Naomi Saphra, NYU CILVR
Date: 11:00am - 12:00 noon PT, Jun 23 2022
Venue: Zoom (link hidden)


You have engaged in the very modern practice of transfer learning. You pretrained a model on a self-supervised objective, then you finetuned it once on a downstream task, and you found excellent performance on the test set. “Aha”, you say. “I found a good pretraining procedure.” Did you? You try finetuning again. The results are terrible! “Aha”, you say. “I found a bad finetuning procedure.” Did you?

The random seeds for both pretraining and finetuning stages have a substantial influence on the outcome of training.
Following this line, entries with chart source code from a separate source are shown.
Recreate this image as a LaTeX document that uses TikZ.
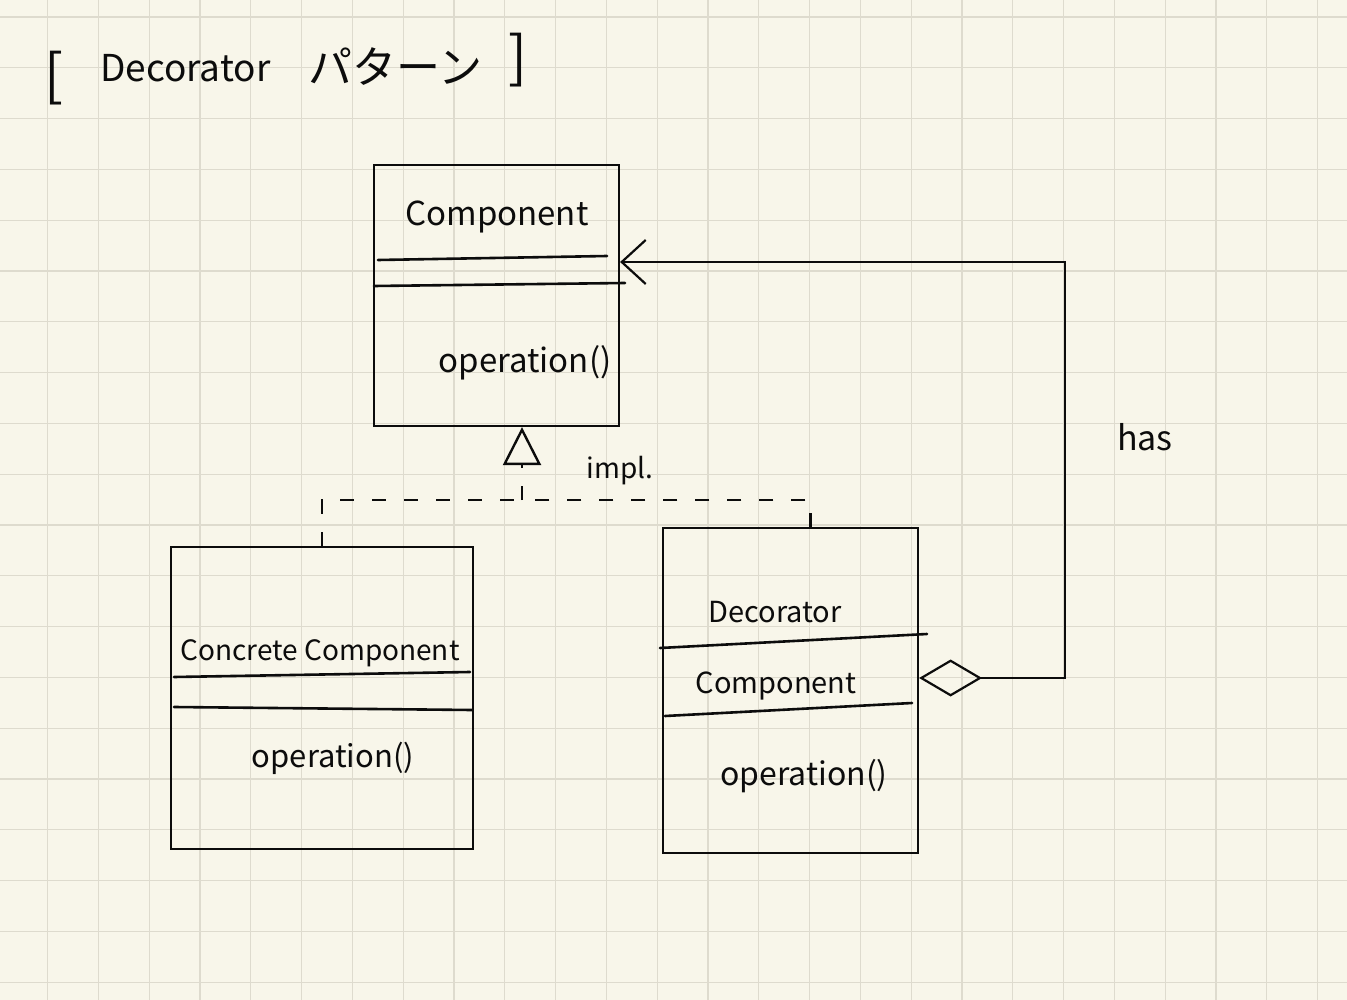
\documentclass[tikz,border=0pt]{standalone}
\usepackage{fontspec}
\setmainfont{Noto Sans CJK JP}
\usetikzlibrary{arrows.meta}
\definecolor{paper}{RGB}{248,246,234}
\definecolor{gridc}{RGB}{222,219,206}
\definecolor{ink}{RGB}{12,12,12}
\begin{document}
\begin{tikzpicture}[x=1pt,y=-1pt]
        \tikzstyle{gridline}=[gridc, line width=1.3pt]
        \tikzstyle{classbox}=[rectangle, draw=ink, line width=2.2pt, inner sep=0pt]
        \tikzstyle{sepline}=[ink, line width=2.6pt, line cap=round]
        \tikzstyle{hand}=[text=ink, inner sep=0pt, anchor=base]
        \tikzstyle{realize}=[ink, line width=2.4pt, dash pattern=on 14pt off 18pt]
        \tikzstyle{assoc}=[ink, line width=2.2pt, {Diamond[open,length=63pt,width=37pt]}-{Straight Barb[length=24pt,width=44pt]}]
        \useasboundingbox (0,0) rectangle (1347,1000);
        \fill[paper] (0,0) rectangle (1347,1000);
        \foreach \i in {0,...,25} \draw[gridline] ({47.6+50.8*\i},0) -- ({47.6+50.8*\i},1000);
        \foreach \j in {0,...,19} \draw[gridline] (0,{17+50.8*\j}) -- (1347,{17+50.8*\j});
        \node[hand, font=\fontsize{56}{60}\selectfont, anchor=base west] (lbrack) at (44,96) {[};
        \node[hand, font=\fontsize{37}{42}\selectfont, anchor=base west] (titleen) at (100,82) {Decorator};
        \node[hand, font=\fontsize{44}{48}\selectfont, anchor=base west] (titleja) at (308,84) {パターン};
        \node[hand, font=\fontsize{56}{60}\selectfont, anchor=base west] (rbrack) at (508,78) {]};
        \node[classbox, minimum width=245pt, minimum height=261pt] (comp) at (496.5,295.5) {};
        \node[classbox, minimum width=302pt, minimum height=302pt] (cc) at (322,698) {};
        \node[classbox, minimum width=255pt, minimum height=325pt] (dec) at (790.5,690.5) {};
        \node[hand, font=\fontsize{33}{38}\selectfont] (compname) at (497,226) {Component};
        \node[hand, font=\fontsize{33}{38}\selectfont] (compop) at (525,372) {operation()};
        \node[hand, font=\fontsize{28}{32}\selectfont] (ccname) at (320,660) {Concrete Component};
        \node[hand, font=\fontsize{31}{36}\selectfont] (ccop) at (333,767) {operation()};
        \node[hand, font=\fontsize{29}{34}\selectfont] (decname) at (775,622) {Decorator};
        \node[hand, font=\fontsize{29}{34}\selectfont] (decattr) at (776,693) {Component};
        \node[hand, font=\fontsize{32}{36}\selectfont] (decop) at (804,785) {operation()};
        \node[hand, font=\fontsize{28}{32}\selectfont] (impl) at (620,478) {impl.};
        \node[hand, font=\fontsize{34}{38}\selectfont] (has) at (1145,450) {has};
        \draw[sepline] (378,260) -- (607,256);
        \draw[sepline] (374,286) -- (625,283);
        \draw[sepline] (174,677) -- (470,672);
        \draw[sepline] (174,707) -- (472,710);
        \draw[sepline] (660,648) -- (927,634);
        \draw[sepline] (665,716) -- (912,703);
        \coordinate (hasbot) at (1065,678);
        \coordinate (hastop) at (1065,262);
        \coordinate (join) at (522,500);
        \draw[assoc] (dec.east |- hasbot) -- (hasbot) -- (hastop) -- (comp.east |- hastop);
        \draw[realize] (cc.north) |- (join);
        \draw[realize] ([xshift=20pt]dec.north) |- (join);
        \draw[realize, -{Triangle[open,length=38pt,width=38pt]}] (join) -- (comp.south -| join);
      \end{tikzpicture}
\end{document}
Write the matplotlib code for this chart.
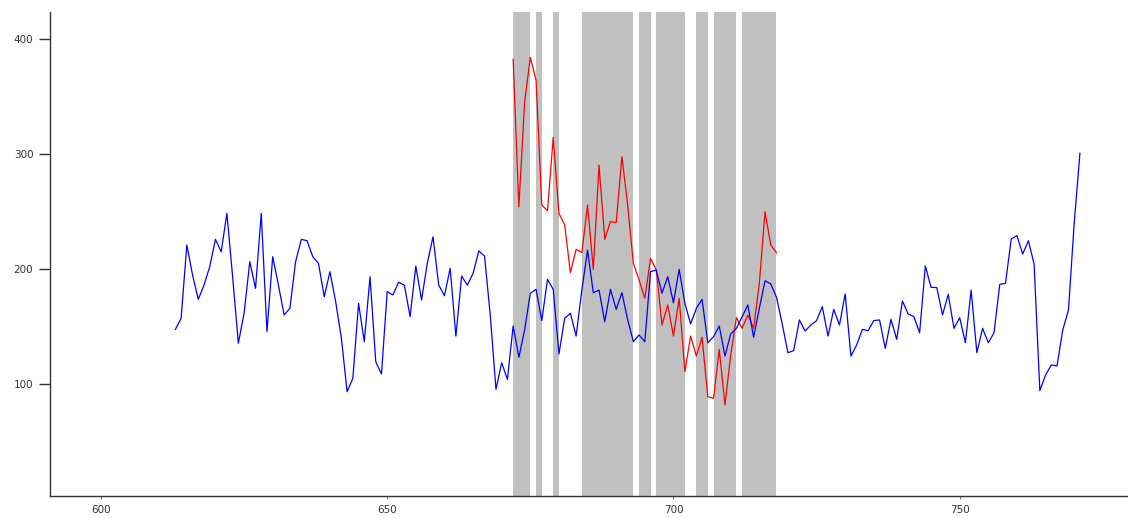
import numpy as np
import matplotlib
matplotlib.use("Agg")
import matplotlib.pyplot as plt

# ---------------------------------------------------------------------------
# Data
# ---------------------------------------------------------------------------
blue_start = 613
blue_vals = [
    147.5, 157.0, 220.9, 194.8, 173.6, 186.0, 202.0, 225.8, 215.0, 248.4,   # 613-622
    193.3, 135.4, 161.5, 206.4, 183.2, 248.4, 145.5, 210.7, 186.0, 160.0,   # 623-632
    165.8, 206.4, 225.8, 224.6, 210.7, 204.9, 175.9, 197.7, 171.6, 139.7,   # 633-642
    93.3, 104.9, 170.1, 136.8, 193.3, 119.4, 108.7, 180.3, 177.4, 188.5,    # 643-652
    186.0, 158.5, 202.6, 173.0, 204.9, 228.0, 186.0, 176.8, 200.6, 141.7,   # 653-662
    193.9, 186.0, 196.2, 215.7, 211.3, 160.0, 95.4, 118.5, 104.0, 150.4,    # 663-672
    123.2, 147.0, 178.9, 182.3, 155.1, 191.0, 182.3, 126.1, 157.1, 161.5,   # 673-682
    141.7, 181.7, 216.5, 179.4, 181.7, 154.2, 182.3, 164.9, 179.4, 156.0,   # 683-692
    136.8, 142.6, 136.8, 197.7, 199.1, 178.9, 193.3, 170.7, 199.7, 170.1,   # 693-702
    152.2, 165.8, 173.6, 135.9, 141.1, 150.4, 124.3, 143.5, 148.4, 158.5,   # 703-712
    168.7, 140.6, 165.8, 189.8, 187.0, 175.4, 152.2, 127.2, 129.0, 155.7,   # 713-722
    146.1, 151.3, 155.1, 167.3, 141.7, 164.9, 151.3, 178.3, 124.3, 133.9,   # 723-732
    147.5, 146.4, 155.1, 155.7, 131.0, 156.2, 138.8, 172.2, 160.9, 158.6,   # 733-742
    144.6, 202.6, 184.1, 183.8, 160.0, 178.0, 148.4, 157.7, 135.9, 181.7,   # 743-752
    127.2, 148.4, 135.9, 144.6, 186.7, 187.5, 226.1, 229.0, 213.0, 224.6,   # 753-762
    204.3, 94.2, 107.8, 116.5, 115.7, 146.9, 164.3, 239.7, 300.6,           # 763-771
]

red_start = 672
red_vals = [
    382.3, 254.2, 345.0, 384.0, 364.3, 255.7, 250.7, 314.5, 248.4, 238.3,   # 672-681
    196.8, 217.1, 214.2, 255.7, 199.7, 290.4, 225.8, 241.2, 240.3, 297.7,   # 682-691
    255.7, 204.9, 190.4, 174.5, 209.3, 199.1, 151.3, 168.7, 141.7, 174.5,   # 692-701
    110.7, 141.7, 124.3, 140.6, 89.0, 87.5, 130.1, 81.7, 125.2, 157.7,      # 702-711
    148.4, 160.0, 148.4, 187.5, 249.8, 220.9, 214.2,                        # 712-718
]

# shaded periods (start, end)
shade_start = [672, 676, 679, 684, 694, 697, 704, 707, 712]
shade_end   = [675, 677, 680, 693, 696, 702, 706, 711, 718]

x_ticks = [600, 650, 700, 750]
y_ticks = [100, 200, 300, 400]

blue_x = np.arange(blue_start, blue_start + len(blue_vals))
red_x = np.arange(red_start, red_start + len(red_vals))

# ---------------------------------------------------------------------------
# Plot
# ---------------------------------------------------------------------------
fig = plt.figure(figsize=(11.28, 5.18), dpi=100)
ax = fig.add_axes([50 / 1128, 22 / 518, 1 - 50 / 1128, (496 - 12) / 518])

for s, e in zip(shade_start, shade_end):
    ax.axvspan(s, e, color="#c0c0c0", lw=0, zorder=1)

ax.plot(blue_x, blue_vals, color="#0000ff", lw=0.9, zorder=3)
ax.plot(red_x, red_vals, color="#ff0000", lw=0.9, zorder=2)

ax.set_xlim(591.1, 779.4)
ax.set_ylim(2.6, 423.5)
ax.set_xticks(x_ticks)
ax.set_yticks(y_ticks)

for side in ("top", "right"):
    ax.spines[side].set_visible(False)
for side in ("left", "bottom"):
    ax.spines[side].set_color("#333333")
    ax.spines[side].set_linewidth(1.0)

ax.tick_params(axis="y", length=8, width=1.0, color="#333333", pad=4,
               labelsize=7.5, labelcolor="#333333")
ax.tick_params(axis="x", length=2.5, width=0.8, color="#777777", pad=4,
               labelsize=7.5, labelcolor="#333333")

fig.savefig("out.png", dpi=100)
This talk will address, first, the influence that a pretraining seed has on both in-domain and OOD performance. Exploring the variance that results from pretraining is often computationally prohibitive, but recent results are highly suggestive of the strong role played by randomness during pretraining. We will then address the difference between finetuning seeds. Much variation in OOD generalization can be ascribed to where the finetuning initialization directs SGD trajectories. In particular, we discuss how to predict generalization behavior in a finetuned model, based on topographic properties of its region of the loss surface. By understanding the degree of influence that random seeds have on performance, we can fairly evaluate a robust training procedure, rather than a single set of parameters. By understanding the mechanism of that influence, we can go further by developing improved training methods.
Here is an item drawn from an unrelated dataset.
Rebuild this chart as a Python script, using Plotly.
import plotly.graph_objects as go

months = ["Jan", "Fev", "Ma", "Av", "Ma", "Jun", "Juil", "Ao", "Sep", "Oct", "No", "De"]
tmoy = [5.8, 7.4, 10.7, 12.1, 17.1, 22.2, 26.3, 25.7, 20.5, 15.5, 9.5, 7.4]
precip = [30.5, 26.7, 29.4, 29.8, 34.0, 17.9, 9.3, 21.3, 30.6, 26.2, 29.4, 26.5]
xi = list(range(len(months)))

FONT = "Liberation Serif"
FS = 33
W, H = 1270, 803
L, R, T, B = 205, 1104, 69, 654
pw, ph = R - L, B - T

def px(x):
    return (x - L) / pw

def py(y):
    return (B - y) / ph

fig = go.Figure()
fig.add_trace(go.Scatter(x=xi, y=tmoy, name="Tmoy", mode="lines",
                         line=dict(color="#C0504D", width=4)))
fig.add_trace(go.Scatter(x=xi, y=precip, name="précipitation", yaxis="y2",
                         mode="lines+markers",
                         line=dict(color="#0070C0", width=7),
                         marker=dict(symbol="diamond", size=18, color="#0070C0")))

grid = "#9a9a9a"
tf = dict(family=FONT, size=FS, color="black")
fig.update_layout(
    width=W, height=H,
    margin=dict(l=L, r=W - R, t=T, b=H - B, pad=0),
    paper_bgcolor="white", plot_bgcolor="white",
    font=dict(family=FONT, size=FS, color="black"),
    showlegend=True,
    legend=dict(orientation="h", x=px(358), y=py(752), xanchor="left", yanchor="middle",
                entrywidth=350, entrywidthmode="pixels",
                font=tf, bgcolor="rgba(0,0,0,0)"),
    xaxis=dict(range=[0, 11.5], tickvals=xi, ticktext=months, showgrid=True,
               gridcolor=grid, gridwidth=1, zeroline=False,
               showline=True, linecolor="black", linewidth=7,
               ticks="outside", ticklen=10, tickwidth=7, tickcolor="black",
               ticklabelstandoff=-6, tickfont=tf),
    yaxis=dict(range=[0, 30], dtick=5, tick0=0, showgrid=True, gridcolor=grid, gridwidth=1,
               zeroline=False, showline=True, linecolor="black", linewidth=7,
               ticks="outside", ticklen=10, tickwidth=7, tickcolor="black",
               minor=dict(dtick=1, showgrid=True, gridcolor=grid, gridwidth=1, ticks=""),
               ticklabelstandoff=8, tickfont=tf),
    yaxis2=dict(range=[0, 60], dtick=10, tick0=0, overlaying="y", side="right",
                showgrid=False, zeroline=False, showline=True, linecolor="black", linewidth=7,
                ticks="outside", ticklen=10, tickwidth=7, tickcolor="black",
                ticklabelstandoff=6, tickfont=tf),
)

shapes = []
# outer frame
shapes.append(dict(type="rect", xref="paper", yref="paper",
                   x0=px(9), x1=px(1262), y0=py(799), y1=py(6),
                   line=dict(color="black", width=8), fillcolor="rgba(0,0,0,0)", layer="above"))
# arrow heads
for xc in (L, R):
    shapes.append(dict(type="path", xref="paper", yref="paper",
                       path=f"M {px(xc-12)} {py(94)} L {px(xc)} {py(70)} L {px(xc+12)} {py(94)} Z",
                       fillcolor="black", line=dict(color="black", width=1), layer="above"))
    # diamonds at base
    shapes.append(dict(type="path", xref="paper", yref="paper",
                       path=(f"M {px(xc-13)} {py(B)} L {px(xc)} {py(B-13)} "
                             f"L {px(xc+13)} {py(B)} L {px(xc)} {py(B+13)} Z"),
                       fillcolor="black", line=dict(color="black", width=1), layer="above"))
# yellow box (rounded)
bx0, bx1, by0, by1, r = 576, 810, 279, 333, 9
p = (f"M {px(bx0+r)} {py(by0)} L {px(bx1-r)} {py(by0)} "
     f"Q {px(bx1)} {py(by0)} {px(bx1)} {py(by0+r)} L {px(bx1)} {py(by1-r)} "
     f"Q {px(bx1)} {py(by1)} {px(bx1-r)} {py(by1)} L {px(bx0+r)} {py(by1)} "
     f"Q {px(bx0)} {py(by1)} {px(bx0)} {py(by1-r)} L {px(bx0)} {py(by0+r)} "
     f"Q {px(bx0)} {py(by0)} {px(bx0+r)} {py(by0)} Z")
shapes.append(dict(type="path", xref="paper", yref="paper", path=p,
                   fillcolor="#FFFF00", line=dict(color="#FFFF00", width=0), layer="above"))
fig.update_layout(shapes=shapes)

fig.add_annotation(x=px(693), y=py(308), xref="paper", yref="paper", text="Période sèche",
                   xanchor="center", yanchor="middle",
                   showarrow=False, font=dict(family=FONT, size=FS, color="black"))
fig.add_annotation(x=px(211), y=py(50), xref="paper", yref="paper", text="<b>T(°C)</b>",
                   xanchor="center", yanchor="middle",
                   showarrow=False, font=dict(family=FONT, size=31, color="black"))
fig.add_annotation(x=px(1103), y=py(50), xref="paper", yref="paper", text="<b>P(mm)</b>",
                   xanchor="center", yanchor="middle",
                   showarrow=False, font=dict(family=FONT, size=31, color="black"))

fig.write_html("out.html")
Naomi is currently a postdoctoral researcher at NYU CILVR with Kyunghyun Cho and working part time at MosaicML. Their interests relate to NLP learning dynamics: how models learn to encode linguistic patterns or other structure, and how we can encode useful inductive biases into the training process. Previously, Naomi has earned a PhD from the University of Edinburgh, worked at Google and Facebook, and attended Johns Hopkins and Carnegie Mellon University. Outside of research, they play roller derby under the name Gaussian Retribution, do standup comedy, and shepherd disabled programmers into the world of code dictation.